Portugal's new Justice Minister, Francisca Van Dunem, has reported to parliament that there remain serious reliability problems with data output from the computerised court system.
Referring to the unreliability of statistical information available from Citius, Van Dunem pledged to continue those reforms already under way and is looking at revisiting the ‘judicial map’ masterplan introduced by her predecessor Paula Teixeira da Cruz.
"Right now we still have a problem of reliability with Citius data" said Van Dunem, speaking about the suspicious figure for the number cases waiting to be heard in Portugal’s courts.
The minister was called to parliament following an IMF document published in December 2015, which praised Portugal’s progress in the area of justice, based on data which the minister now says is suspect.
The IMF report looked at the impact of the reforms put in place as part of the country’s austerity programme between 2011 and 2014 and concluded that the most success had been seen in civil processes (injunctions, bankruptcies and insolvencies) and in the commercial courts.
Citing data from the Directorate General for Justice Policy which in turn was based on the Citius computer system, the report pointed out "striking changes" and highlighted the reduction in the number of pending cases in the courts, the resolution times of court proceedings and private debt recovery cases.

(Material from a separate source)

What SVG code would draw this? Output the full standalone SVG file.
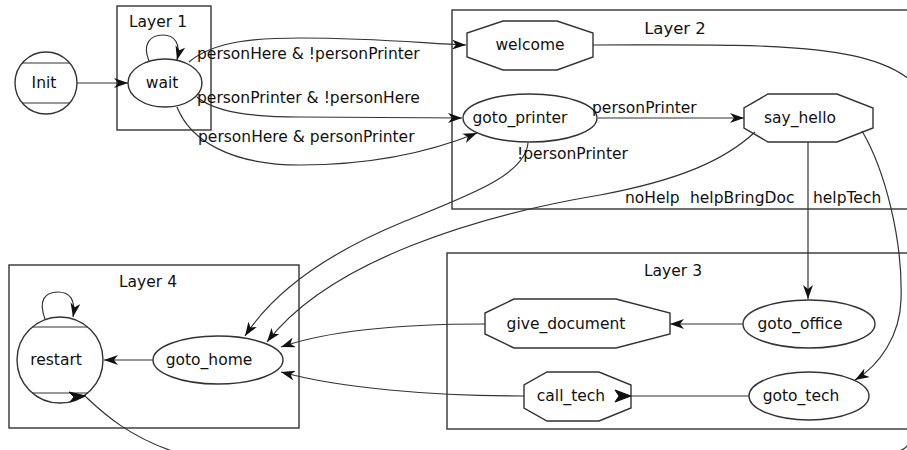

It is this information that was used as the basis for the IMF report that Francisca Van Dunem now says may still be unreliable, but “sincerely hopes that the findings in the report are true.”
MPs wanted to know what the justice minister will be doing in several areas, notably the controversial ‘judicial map’ and whether she intends to continue the reforms implemented by the previous government’s Justice Minister, Paula Teixeira da Cruz.
Francisca Van Dunem said, rather unhelpfully, that she had been invited to join a government and run a programme, not to evaluate the previous minister’s performance.
Asked about the number of trials still pending, Francisca Van Dunem said that the next set of figures drawn from the Citius computer system “will be reliable” although it is not known how she ensure reliability if the computer system itself is at fault and if there are no plans to replace or upgrade it.
One of Paula Teixeira da Cruz’s strokes of genius to reduce the highly embarrassing court case backlog simply was to ‘make disappear’ those civil cases where the accused had no assets recorded on the State’s register, such as property or vehicles.
Even this controversial and desperate move failed to make a dent in the figures but it seems now that she was helped along by a computer system that, rather conveniently, gave a rosy picture of her achievements when in fact it was ‘business as usual.’